Jeanne Beaudoin

Jeanne au Klondike

On est guidés dans nos luttes par un sentiment d’urgence, une espèce d’énergie du désespoir.

En 1982, la jeune vingtaine, j’arrive en sol yukonnais avec, dans mon sac à dos, un baccalauréat en études françaises tout frais, un peu d’anglais et des rêves de voyages et d’amour heureux.

L’été durant sur les trottoirs de bois de Dawson, en costume d’époque, je suis guide-interprète bilingue sur les sites historiques Klondike. C’est une immersion-choc dans les eaux vives de l’anglais, que j’apprends sur le terrain, en cours intensif accéléré.

Et puis un soir, je rencontre un anglophone charmant qui devient mon compagnon de vie pendant 25 ans et avec qui j’ai eu trois merveilleux enfants.

Nous nous établissons en banlieue de Whitehorse, dans une cabane, sans eau courante et sans électricité.

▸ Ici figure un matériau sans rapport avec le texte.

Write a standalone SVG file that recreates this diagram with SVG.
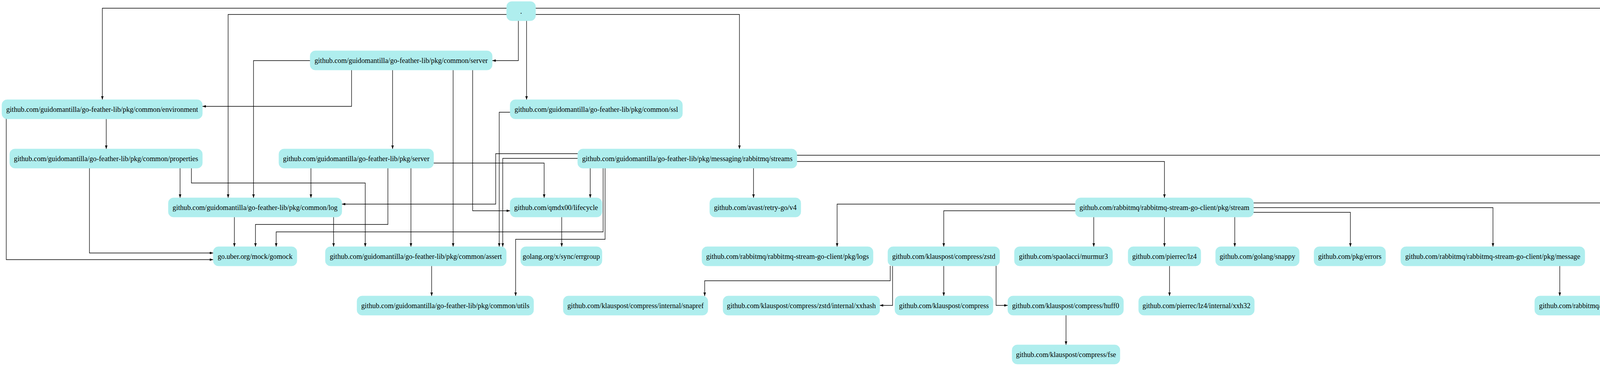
<svg xmlns="http://www.w3.org/2000/svg" width="4384" height="936" viewBox="0 0 4384 936">
<style>
.node rect{fill:#afeeee;stroke:#afeeee;stroke-width:1}
.node text{font-family:"Liberation Serif","Times New Roman",serif;font-size:18.2px;fill:#000;text-anchor:middle}
#edges polyline{fill:none;stroke:#000;stroke-width:1.3;marker-end:url(#arr)}
</style>
<defs>
<marker id="arr" markerUnits="userSpaceOnUse" viewBox="0 0 10 7" markerWidth="9" markerHeight="6.3" refX="10" refY="3.5" orient="auto">
<path d="M0,0 L10,3.5 L0,7 z" fill="#000"/>
</marker>
</defs>
<rect width="4384" height="936" fill="#fff"/>
<g id="edges">
<polyline points="1297,21 262,21 262,255"/>
<polyline points="1297,37 584,37 584,506"/>
<polyline points="1327,53 1327,155 1260,155"/>
<polyline points="1348,53 1348,255"/>
<polyline points="1371,37 1893,37 1893,381"/>
<polyline points="1371,21 4298,21 4298,757"/>
<polyline points="794,155 649,155 649,506"/>
<polyline points="900,179 900,272 518,272"/>
<polyline points="1005,179 1005,381"/>
<polyline points="1160,179 1160,631"/>
<polyline points="1210,179 1210,539 1306,539"/>
<polyline points="1306,287 1278,287 1278,631"/>
<polyline points="16,304 16,664 546,664"/>
<polyline points="272,304 272,381"/>
<polyline points="229,429 229,647 546,647"/>
<polyline points="461,429 461,506"/>
<polyline points="490,429 490,468 935,468 935,631"/>
<polyline points="1110,417 1393,417 1393,506"/>
<polyline points="796,429 796,506"/>
<polyline points="993,429 993,574 654,574 654,631"/>
<polyline points="1052,429 1052,631"/>
<polyline points="1479,393 1269,393 1269,522 875,522"/>
<polyline points="1479,405 1287,405 1287,631"/>
<polyline points="1544,429 1544,593 707,593 707,631"/>
<polyline points="1549,429 1549,612 1320,612 1320,757"/>
<polyline points="1511,429 1511,506"/>
<polyline points="1929,429 1929,506"/>
<polyline points="2040,397 4218,397 4218,757"/>
<polyline points="2040,413 2981,413 2981,506"/>
<polyline points="600,555 600,631"/>
<polyline points="854,555 854,631"/>
<polyline points="1105,680 1105,757"/>
<polyline points="1438,555 1438,631"/>
<polyline points="2753,522 2143,522 2143,631"/>
<polyline points="2753,539 2416,539 2416,631"/>
<polyline points="2800,555 2800,631"/>
<polyline points="2981,555 2981,631"/>
<polyline points="3161,555 3161,631"/>
<polyline points="3209,543 3457,543 3457,631"/>
<polyline points="3209,531 3822,531 3822,631"/>
<polyline points="3209,519 4137,519 4137,757"/>
<polyline points="2279,680 2279,718 1804,718 1804,757"/>
<polyline points="2285,680 2285,781 2252,781"/>
<polyline points="2416,680 2416,757"/>
<polyline points="2550,680 2550,781 2580,781"/>
<polyline points="2729,806 2729,882"/>
<polyline points="2994,680 2994,757"/>
<polyline points="3993,680 3993,757"/>
</g>
<g id="root" class="node"><rect x="1297" y="4" width="74" height="49" rx="13"/><text x="1334" y="34.5">.</text></g>
<g id="server" class="node"><rect x="794" y="130" width="466" height="49" rx="13"/><text x="1027" y="160.5">github.com/guidomantilla/go-feather-lib/pkg/common/server</text></g>
<g id="environment" class="node"><rect x="5" y="255" width="513" height="49" rx="13"/><text x="261.5" y="285.5">github.com/guidomantilla/go-feather-lib/pkg/common/environment</text></g>
<g id="ssl" class="node"><rect x="1306" y="255" width="441" height="49" rx="13"/><text x="1526.5" y="285.5">github.com/guidomantilla/go-feather-lib/pkg/common/ssl</text></g>
<g id="properties" class="node"><rect x="25" y="381" width="493" height="49" rx="13"/><text x="271.5" y="411.5">github.com/guidomantilla/go-feather-lib/pkg/common/properties</text></g>
<g id="pkgserver" class="node"><rect x="714" y="381" width="396" height="49" rx="13"/><text x="912" y="411.5">github.com/guidomantilla/go-feather-lib/pkg/server</text></g>
<g id="streams" class="node"><rect x="1479" y="381" width="561" height="49" rx="13"/><text x="1759.5" y="411.5">github.com/guidomantilla/go-feather-lib/pkg/messaging/rabbitmq/streams</text></g>
<g id="log" class="node"><rect x="431" y="506" width="444" height="49" rx="13"/><text x="653" y="536.5">github.com/guidomantilla/go-feather-lib/pkg/common/log</text></g>
<g id="lifecycle" class="node"><rect x="1306" y="506" width="235" height="49" rx="13"/><text x="1423.5" y="536.5">github.com/qmdx00/lifecycle</text></g>
<g id="retry" class="node"><rect x="1817" y="506" width="233" height="49" rx="13"/><text x="1933.5" y="536.5">github.com/avast/retry-go/v4</text></g>
<g id="stream" class="node"><rect x="2753" y="506" width="456" height="49" rx="13"/><text x="2981" y="536.5">github.com/rabbitmq/rabbitmq-stream-go-client/pkg/stream</text></g>
<g id="gomock" class="node"><rect x="546" y="631" width="214" height="49" rx="13"/><text x="653" y="661.5">go.uber.org/mock/gomock</text></g>
<g id="assert" class="node"><rect x="833" y="631" width="463" height="49" rx="13"/><text x="1064.5" y="661.5">github.com/guidomantilla/go-feather-lib/pkg/common/assert</text></g>
<g id="errgroup" class="node"><rect x="1333" y="631" width="208" height="49" rx="13"/><text x="1437" y="661.5">golang.org/x/sync/errgroup</text></g>
<g id="logs" class="node"><rect x="1797" y="631" width="438" height="49" rx="13"/><text x="2016" y="661.5">github.com/rabbitmq/rabbitmq-stream-go-client/pkg/logs</text></g>
<g id="zstd" class="node"><rect x="2273" y="631" width="286" height="49" rx="13"/><text x="2416" y="661.5">github.com/klauspost/compress/zstd</text></g>
<g id="murmur3" class="node"><rect x="2597" y="631" width="251" height="49" rx="13"/><text x="2722.5" y="661.5">github.com/spaolacci/murmur3</text></g>
<g id="lz4" class="node"><rect x="2888" y="631" width="186" height="49" rx="13"/><text x="2981" y="661.5">github.com/pierrec/lz4</text></g>
<g id="snappy" class="node"><rect x="3112" y="631" width="214" height="49" rx="13"/><text x="3219" y="661.5">github.com/golang/snappy</text></g>
<g id="errors" class="node"><rect x="3364" y="631" width="183" height="49" rx="13"/><text x="3455.5" y="661.5">github.com/pkg/errors</text></g>
<g id="message" class="node"><rect x="3586" y="631" width="471" height="49" rx="13"/><text x="3821.5" y="661.5">github.com/rabbitmq/rabbitmq-stream-go-client/pkg/message</text></g>
<g id="utils" class="node"><rect x="914" y="757" width="452" height="49" rx="13"/><text x="1140" y="787.5">github.com/guidomantilla/go-feather-lib/pkg/common/utils</text></g>
<g id="snapref" class="node"><rect x="1442" y="757" width="370" height="49" rx="13"/><text x="1627" y="787.5">github.com/klauspost/compress/internal/snapref</text></g>
<g id="xxhash" class="node"><rect x="1851" y="757" width="401" height="49" rx="13"/><text x="2051.5" y="787.5">github.com/klauspost/compress/zstd/internal/xxhash</text></g>
<g id="compress" class="node"><rect x="2291" y="757" width="251" height="49" rx="13"/><text x="2416.5" y="787.5">github.com/klauspost/compress</text></g>
<g id="huff0" class="node"><rect x="2580" y="757" width="296" height="49" rx="13"/><text x="2728" y="787.5">github.com/klauspost/compress/huff0</text></g>
<g id="xxh32" class="node"><rect x="2915" y="757" width="296" height="49" rx="13"/><text x="3063" y="787.5">github.com/pierrec/lz4/internal/xxh32</text></g>
<g id="amqp" class="node"><rect x="3929" y="757" width="449" height="49" rx="13"/><text x="4153.5" y="787.5">github.com/rabbitmq/rabbitmq-stream-go-client/pkg/amqp</text></g>
<g id="fse" class="node"><rect x="2591" y="882" width="276" height="49" rx="13"/><text x="2729" y="912.5">github.com/klauspost/compress/fse</text></g>
</svg>
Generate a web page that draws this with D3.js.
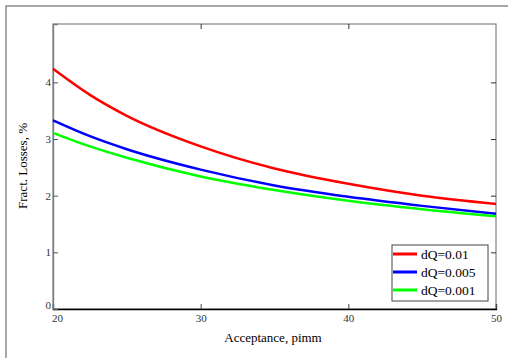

C’est un retour aux sources que plusieurs personnes choisissent encore aujourd’hui.

Mon apprentissage de l’anglais se poursuit au jour le jour, et j’enseigne le français à mon amour. Nous amalgamons nos langues et nos cultures.

En 1983, je suis monitrice de français de la maternelle à la 12e année, dans six écoles du Yukon, dont celle de Dawson. J’enseigne aussi le français aux adultes le soir.

Entre-temps, dans la foulée de la Charte canadienne des droits et libertés, la communauté francophone a commencé à s’organiser. L’Association franco-yukonnaise (AFY) s’est incorporée et le petit journal l’Aurore boréale a vu le jour. Le programme d’immersion française pour les anglophones est né. Les parents francophones réclament à leur tour, par l’entremise de l’AFY, une école française.

En 1984, je participe aux efforts de l’Association franco-yukonnaise pour obtenir l’éducation en français langue première. L’école française voit le jour en septembre 1984.

J’essaie de ne pas juger les francophones qui ne transmettent pas le français à leurs enfants… mais moi, je veux que les miens parlent ma langue. Je veux leur léguer cette richesse. Ce désir s’affirme d’autant plus fort que je vis ma première maternité.

Je fais partie d’un groupe de personnes qui partagent la conviction que la survie du français au Canada est importante. On est guidés dans nos luttes par un sentiment d’urgence, une espèce d’énergie du désespoir. Tout est à faire pour que les racines françaises de nos enfants survivent et fleurissent. On revendique, on se bat, on tape du pied, on dérange. On construit les fondations d’une société. Pour moi, c’est viscéral.

Je suis de toutes les luttes pour agrandir l’espace francophone et développer l’infrastructure, les services et les organismes nécessaires à la vitalité de la communauté francophone du Yukon : école, garderie, gestion scolaire, médias, services en français, développement économique, aide à l’emploi, arts et culture, soutien aux parents, etc. Où donc ai-je puisé toute cette énergie?

Trente-cinq ans ont passé. Mes enfants sont grands. Ils sont de fiers Yukonnais bilingues. Moi, je suis grand-maman pour la première fois, ce qui me remplit de joie. Je peux continuer ma mission en donnant la main à mon petit-fils Loïc et en regardant avec plaisir les nouvelles générations continuer à bâtir une francophonie qui leur ressemble et qu’ils laisseront à leur tour en héritage à leurs enfants.